-- What is asked --
Restate each line of the listing exactly, without carrying over any pictures.

-- Collected data --
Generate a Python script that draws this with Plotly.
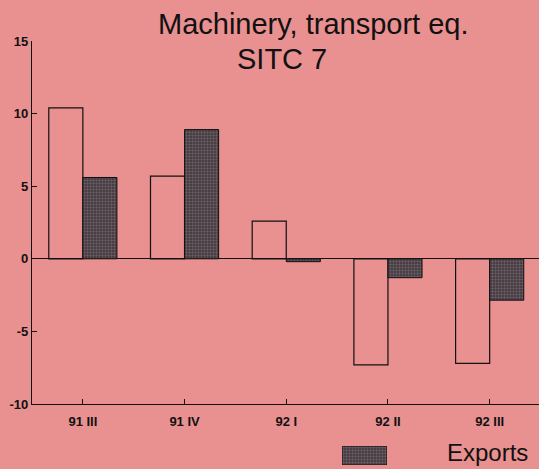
import plotly.graph_objects as go

CATEGORIES = ["91 III", "91 IV", "92 I", "92 II", "92 III"]
IMPORTS = [10.4, 5.7, 2.6, -7.3, -7.2]
EXPORTS = [5.6, 8.9, -0.2, -1.3, -2.85]
Y_TICKS = [-10, -5, 0, 5, 10, 15]
Y_LABELS = ["-10", "-5", "0", "5", "10", "15"]
TITLE_1 = "Machinery, transport eq."
TITLE_2 = "SITC 7"
LEGEND_LABEL = "Exports"

BG = "#E99090"
FONT = "Liberation Sans"
W, H = 539, 469

pattern = dict(shape=".", fgcolor="#9a8890", bgcolor="#3b3338", size=3, solidity=0.5)

fig = go.Figure()
fig.add_trace(go.Bar(
    x=CATEGORIES, y=IMPORTS, name="Imports", showlegend=False,
    offset=-0.335, width=0.335,
    marker=dict(color="rgba(0,0,0,0)", line=dict(color="#111", width=1.2)),
))
fig.add_trace(go.Bar(
    x=CATEGORIES, y=EXPORTS, name=LEGEND_LABEL, showlegend=False,
    offset=0.0, width=0.335,
    marker=dict(color="#3b3338", pattern=pattern, line=dict(color="#111", width=1)),
))
# legend key swatch on its own small axes
fig.add_trace(go.Bar(
    x=[0], y=[1], xaxis="x2", yaxis="y2", showlegend=False, width=1,
    marker=dict(color="#3b3338", pattern=pattern, line=dict(color="#111", width=1)),
    hoverinfo="skip",
))

fig.update_layout(
    width=W, height=H,
    margin=dict(l=0, r=0, t=0, b=0, pad=0, autoexpand=False),
    paper_bgcolor=BG, plot_bgcolor=BG,
    showlegend=False,
    barmode="overlay",
    font=dict(family=FONT, color="#111"),
    xaxis=dict(
        domain=[32 / W, 1], range=[-0.5, 4.485],
        showline=True, linecolor="#111", linewidth=1.2,
        ticks="inside", ticklen=5, tickcolor="#111",
        tickfont=dict(size=13, weight="bold", family=FONT),
        ticklabelstandoff=5,
        showgrid=False, zeroline=False, anchor="y", automargin=False,
    ),
    yaxis=dict(
        domain=[1 - 404 / H, 1 - 41 / H], range=[-10, 15],
        tickvals=Y_TICKS, ticktext=Y_LABELS,
        showline=True, linecolor="#111", linewidth=1.2,
        ticks="inside", ticklen=5, tickcolor="#111",
        tickfont=dict(size=13, weight="bold", family=FONT),
        showgrid=False, zeroline=True, zerolinecolor="#111", zerolinewidth=1.2,
        anchor="x", automargin=False,
    ),
    xaxis2=dict(domain=[342 / W, 387 / W], range=[-0.5, 0.5], visible=False, anchor="y2"),
    yaxis2=dict(domain=[1 - 465 / H, 1 - 446 / H], range=[0, 1], visible=False, anchor="x2"),
    annotations=[
        dict(text=TITLE_1, x=313.5 / W, y=1 - 24 / H, xref="paper", yref="paper",
             xanchor="center", yanchor="middle", showarrow=False,
             font=dict(size=29, family=FONT, color="#111")),
        dict(text=TITLE_2, x=282 / W, y=1 - 59 / H, xref="paper", yref="paper",
             xanchor="center", yanchor="middle", showarrow=False,
             font=dict(size=29, family=FONT, color="#111")),
        dict(text=LEGEND_LABEL, x=445 / W, y=1 - 452 / H, xref="paper", yref="paper",
             xanchor="left", yanchor="middle", showarrow=False,
             font=dict(size=24, family=FONT, color="#111")),
    ],
)

fig.write_html(
    "out.html",
    config={"displayModeBar": False},
    post_script="document.body.style.margin='0';document.body.style.padding='0';"
                "document.body.style.background='" + BG + "';"
                "document.documentElement.style.overflow='hidden';",
)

-- Solution to the exercise --
Generate a Python script that draws this with Plotly.
import plotly.graph_objects as go

CATEGORIES = ["91 III", "91 IV", "92 I", "92 II", "92 III"]
IMPORTS = [10.4, 5.7, 2.6, -7.3, -7.2]
EXPORTS = [5.6, 8.9, -0.2, -1.3, -2.85]
Y_TICKS = [-10, -5, 0, 5, 10, 15]
Y_LABELS = ["-10", "-5", "0", "5", "10", "15"]
TITLE_1 = "Machinery, transport eq."
TITLE_2 = "SITC 7"
LEGEND_LABEL = "Exports"

BG = "#E99090"
FONT = "Liberation Sans"
W, H = 539, 469

pattern = dict(shape=".", fgcolor="#9a8890", bgcolor="#3b3338", size=3, solidity=0.5)

fig = go.Figure()
fig.add_trace(go.Bar(
    x=CATEGORIES, y=IMPORTS, name="Imports", showlegend=False,
    offset=-0.335, width=0.335,
    marker=dict(color="rgba(0,0,0,0)", line=dict(color="#111", width=1.2)),
))
fig.add_trace(go.Bar(
    x=CATEGORIES, y=EXPORTS, name=LEGEND_LABEL, showlegend=False,
    offset=0.0, width=0.335,
    marker=dict(color="#3b3338", pattern=pattern, line=dict(color="#111", width=1)),
))
# legend key swatch on its own small axes
fig.add_trace(go.Bar(
    x=[0], y=[1], xaxis="x2", yaxis="y2", showlegend=False, width=1,
    marker=dict(color="#3b3338", pattern=pattern, line=dict(color="#111", width=1)),
    hoverinfo="skip",
))

fig.update_layout(
    width=W, height=H,
    margin=dict(l=0, r=0, t=0, b=0, pad=0, autoexpand=False),
    paper_bgcolor=BG, plot_bgcolor=BG,
    showlegend=False,
    barmode="overlay",
    font=dict(family=FONT, color="#111"),
    xaxis=dict(
        domain=[32 / W, 1], range=[-0.5, 4.485],
        showline=True, linecolor="#111", linewidth=1.2,
        ticks="inside", ticklen=5, tickcolor="#111",
        tickfont=dict(size=13, weight="bold", family=FONT),
        ticklabelstandoff=5,
        showgrid=False, zeroline=False, anchor="y", automargin=False,
    ),
    yaxis=dict(
        domain=[1 - 404 / H, 1 - 41 / H], range=[-10, 15],
        tickvals=Y_TICKS, ticktext=Y_LABELS,
        showline=True, linecolor="#111", linewidth=1.2,
        ticks="inside", ticklen=5, tickcolor="#111",
        tickfont=dict(size=13, weight="bold", family=FONT),
        showgrid=False, zeroline=True, zerolinecolor="#111", zerolinewidth=1.2,
        anchor="x", automargin=False,
    ),
    xaxis2=dict(domain=[342 / W, 387 / W], range=[-0.5, 0.5], visible=False, anchor="y2"),
    yaxis2=dict(domain=[1 - 465 / H, 1 - 446 / H], range=[0, 1], visible=False, anchor="x2"),
    annotations=[
        dict(text=TITLE_1, x=313.5 / W, y=1 - 24 / H, xref="paper", yref="paper",
             xanchor="center", yanchor="middle", showarrow=False,
             font=dict(size=29, family=FONT, color="#111")),
        dict(text=TITLE_2, x=282 / W, y=1 - 59 / H, xref="paper", yref="paper",
             xanchor="center", yanchor="middle", showarrow=False,
             font=dict(size=29, family=FONT, color="#111")),
        dict(text=LEGEND_LABEL, x=445 / W, y=1 - 452 / H, xref="paper", yref="paper",
             xanchor="left", yanchor="middle", showarrow=False,
             font=dict(size=24, family=FONT, color="#111")),
    ],
)

fig.write_html(
    "out.html",
    config={"displayModeBar": False},
    post_script="document.body.style.margin='0';document.body.style.padding='0';"
                "document.body.style.background='" + BG + "';"
                "document.documentElement.style.overflow='hidden';",
)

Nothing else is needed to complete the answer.